%%

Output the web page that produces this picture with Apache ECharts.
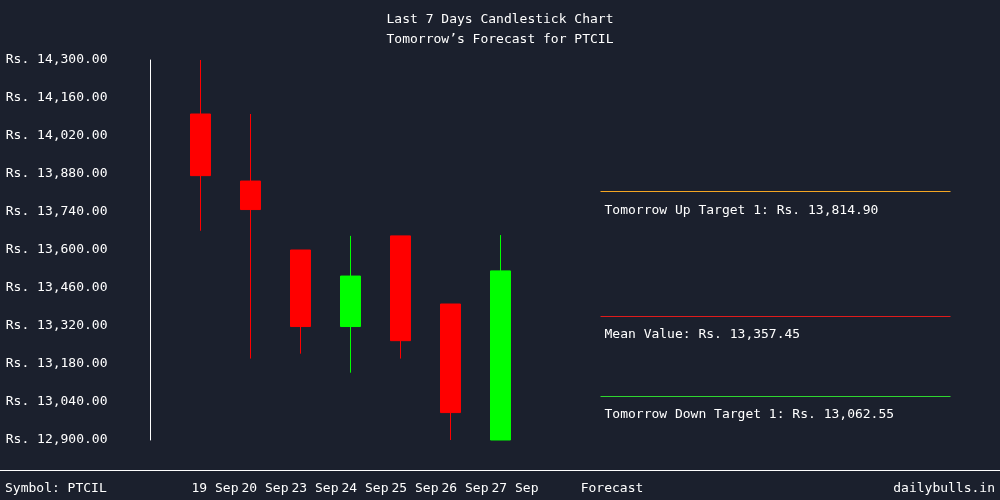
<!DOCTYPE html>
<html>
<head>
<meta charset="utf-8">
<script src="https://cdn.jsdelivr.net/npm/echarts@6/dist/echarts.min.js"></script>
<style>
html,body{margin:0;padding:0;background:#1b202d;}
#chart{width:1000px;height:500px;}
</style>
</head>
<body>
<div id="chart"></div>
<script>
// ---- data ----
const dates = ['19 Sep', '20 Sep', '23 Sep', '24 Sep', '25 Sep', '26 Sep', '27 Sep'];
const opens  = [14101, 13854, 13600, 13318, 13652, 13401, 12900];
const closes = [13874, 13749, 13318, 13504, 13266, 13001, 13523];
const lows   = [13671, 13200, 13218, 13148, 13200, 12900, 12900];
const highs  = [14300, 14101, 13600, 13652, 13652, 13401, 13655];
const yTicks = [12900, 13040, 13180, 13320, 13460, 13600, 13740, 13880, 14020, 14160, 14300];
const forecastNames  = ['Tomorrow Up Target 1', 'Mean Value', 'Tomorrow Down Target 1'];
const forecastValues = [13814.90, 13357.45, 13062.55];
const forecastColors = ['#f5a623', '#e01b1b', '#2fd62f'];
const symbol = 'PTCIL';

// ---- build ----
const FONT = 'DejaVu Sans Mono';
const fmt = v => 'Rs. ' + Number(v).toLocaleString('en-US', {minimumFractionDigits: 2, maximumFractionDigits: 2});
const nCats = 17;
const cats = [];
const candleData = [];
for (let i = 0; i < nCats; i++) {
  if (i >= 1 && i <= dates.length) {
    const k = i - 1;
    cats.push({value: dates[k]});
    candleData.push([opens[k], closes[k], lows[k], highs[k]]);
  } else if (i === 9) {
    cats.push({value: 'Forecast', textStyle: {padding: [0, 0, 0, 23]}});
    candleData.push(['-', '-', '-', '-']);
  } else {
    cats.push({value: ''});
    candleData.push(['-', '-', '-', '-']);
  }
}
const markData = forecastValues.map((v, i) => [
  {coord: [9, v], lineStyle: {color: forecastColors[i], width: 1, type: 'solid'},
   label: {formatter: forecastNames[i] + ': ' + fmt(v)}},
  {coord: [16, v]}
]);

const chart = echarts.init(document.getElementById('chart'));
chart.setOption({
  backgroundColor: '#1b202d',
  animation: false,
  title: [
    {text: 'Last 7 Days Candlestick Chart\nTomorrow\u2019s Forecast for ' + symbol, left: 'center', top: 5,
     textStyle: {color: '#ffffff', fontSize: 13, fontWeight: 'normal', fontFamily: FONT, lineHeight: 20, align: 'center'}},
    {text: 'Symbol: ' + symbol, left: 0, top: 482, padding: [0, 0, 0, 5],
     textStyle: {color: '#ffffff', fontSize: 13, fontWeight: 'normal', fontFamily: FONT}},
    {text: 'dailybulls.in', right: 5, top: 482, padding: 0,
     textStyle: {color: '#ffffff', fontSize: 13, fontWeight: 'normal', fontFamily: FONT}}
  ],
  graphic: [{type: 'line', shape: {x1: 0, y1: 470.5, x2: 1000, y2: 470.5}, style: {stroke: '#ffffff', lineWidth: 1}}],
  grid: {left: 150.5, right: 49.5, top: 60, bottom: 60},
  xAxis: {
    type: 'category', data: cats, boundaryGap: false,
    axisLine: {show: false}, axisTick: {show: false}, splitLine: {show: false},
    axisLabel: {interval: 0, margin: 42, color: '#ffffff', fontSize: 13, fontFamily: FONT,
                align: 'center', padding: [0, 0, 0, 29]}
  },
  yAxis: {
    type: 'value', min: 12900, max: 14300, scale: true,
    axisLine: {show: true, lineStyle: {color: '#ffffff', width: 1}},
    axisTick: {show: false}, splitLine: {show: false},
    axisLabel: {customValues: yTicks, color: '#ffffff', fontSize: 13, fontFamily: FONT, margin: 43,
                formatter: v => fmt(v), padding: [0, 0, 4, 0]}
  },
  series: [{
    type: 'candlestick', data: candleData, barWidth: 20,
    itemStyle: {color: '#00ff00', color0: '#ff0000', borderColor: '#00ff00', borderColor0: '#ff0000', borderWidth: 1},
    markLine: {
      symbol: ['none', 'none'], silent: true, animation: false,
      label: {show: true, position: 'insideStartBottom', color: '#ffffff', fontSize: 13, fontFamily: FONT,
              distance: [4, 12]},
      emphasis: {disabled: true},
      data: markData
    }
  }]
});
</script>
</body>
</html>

%%

» What this task involves
Copy all the lines of data exactly as they appear, dropping any images.

» Result of this task
Output the web page that produces this picture with Apache ECharts.
<!DOCTYPE html>
<html>
<head>
<meta charset="utf-8">
<script src="https://cdn.jsdelivr.net/npm/echarts@6/dist/echarts.min.js"></script>
<style>
html,body{margin:0;padding:0;background:#1b202d;}
#chart{width:1000px;height:500px;}
</style>
</head>
<body>
<div id="chart"></div>
<script>
// ---- data ----
const dates = ['19 Sep', '20 Sep', '23 Sep', '24 Sep', '25 Sep', '26 Sep', '27 Sep'];
const opens  = [14101, 13854, 13600, 13318, 13652, 13401, 12900];
const closes = [13874, 13749, 13318, 13504, 13266, 13001, 13523];
const lows   = [13671, 13200, 13218, 13148, 13200, 12900, 12900];
const highs  = [14300, 14101, 13600, 13652, 13652, 13401, 13655];
const yTicks = [12900, 13040, 13180, 13320, 13460, 13600, 13740, 13880, 14020, 14160, 14300];
const forecastNames  = ['Tomorrow Up Target 1', 'Mean Value', 'Tomorrow Down Target 1'];
const forecastValues = [13814.90, 13357.45, 13062.55];
const forecastColors = ['#f5a623', '#e01b1b', '#2fd62f'];
const symbol = 'PTCIL';

// ---- build ----
const FONT = 'DejaVu Sans Mono';
const fmt = v => 'Rs. ' + Number(v).toLocaleString('en-US', {minimumFractionDigits: 2, maximumFractionDigits: 2});
const nCats = 17;
const cats = [];
const candleData = [];
for (let i = 0; i < nCats; i++) {
  if (i >= 1 && i <= dates.length) {
    const k = i - 1;
    cats.push({value: dates[k]});
    candleData.push([opens[k], closes[k], lows[k], highs[k]]);
  } else if (i === 9) {
    cats.push({value: 'Forecast', textStyle: {padding: [0, 0, 0, 23]}});
    candleData.push(['-', '-', '-', '-']);
  } else {
    cats.push({value: ''});
    candleData.push(['-', '-', '-', '-']);
  }
}
const markData = forecastValues.map((v, i) => [
  {coord: [9, v], lineStyle: {color: forecastColors[i], width: 1, type: 'solid'},
   label: {formatter: forecastNames[i] + ': ' + fmt(v)}},
  {coord: [16, v]}
]);

const chart = echarts.init(document.getElementById('chart'));
chart.setOption({
  backgroundColor: '#1b202d',
  animation: false,
  title: [
    {text: 'Last 7 Days Candlestick Chart\nTomorrow\u2019s Forecast for ' + symbol, left: 'center', top: 5,
     textStyle: {color: '#ffffff', fontSize: 13, fontWeight: 'normal', fontFamily: FONT, lineHeight: 20, align: 'center'}},
    {text: 'Symbol: ' + symbol, left: 0, top: 482, padding: [0, 0, 0, 5],
     textStyle: {color: '#ffffff', fontSize: 13, fontWeight: 'normal', fontFamily: FONT}},
    {text: 'dailybulls.in', right: 5, top: 482, padding: 0,
     textStyle: {color: '#ffffff', fontSize: 13, fontWeight: 'normal', fontFamily: FONT}}
  ],
  graphic: [{type: 'line', shape: {x1: 0, y1: 470.5, x2: 1000, y2: 470.5}, style: {stroke: '#ffffff', lineWidth: 1}}],
  grid: {left: 150.5, right: 49.5, top: 60, bottom: 60},
  xAxis: {
    type: 'category', data: cats, boundaryGap: false,
    axisLine: {show: false}, axisTick: {show: false}, splitLine: {show: false},
    axisLabel: {interval: 0, margin: 42, color: '#ffffff', fontSize: 13, fontFamily: FONT,
                align: 'center', padding: [0, 0, 0, 29]}
  },
  yAxis: {
    type: 'value', min: 12900, max: 14300, scale: true,
    axisLine: {show: true, lineStyle: {color: '#ffffff', width: 1}},
    axisTick: {show: false}, splitLine: {show: false},
    axisLabel: {customValues: yTicks, color: '#ffffff', fontSize: 13, fontFamily: FONT, margin: 43,
                formatter: v => fmt(v), padding: [0, 0, 4, 0]}
  },
  series: [{
    type: 'candlestick', data: candleData, barWidth: 20,
    itemStyle: {color: '#00ff00', color0: '#ff0000', borderColor: '#00ff00', borderColor0: '#ff0000', borderWidth: 1},
    markLine: {
      symbol: ['none', 'none'], silent: true, animation: false,
      label: {show: true, position: 'insideStartBottom', color: '#ffffff', fontSize: 13, fontFamily: FONT,
              distance: [4, 12]},
      emphasis: {disabled: true},
      data: markData
    }
  }]
});
</script>
</body>
</html>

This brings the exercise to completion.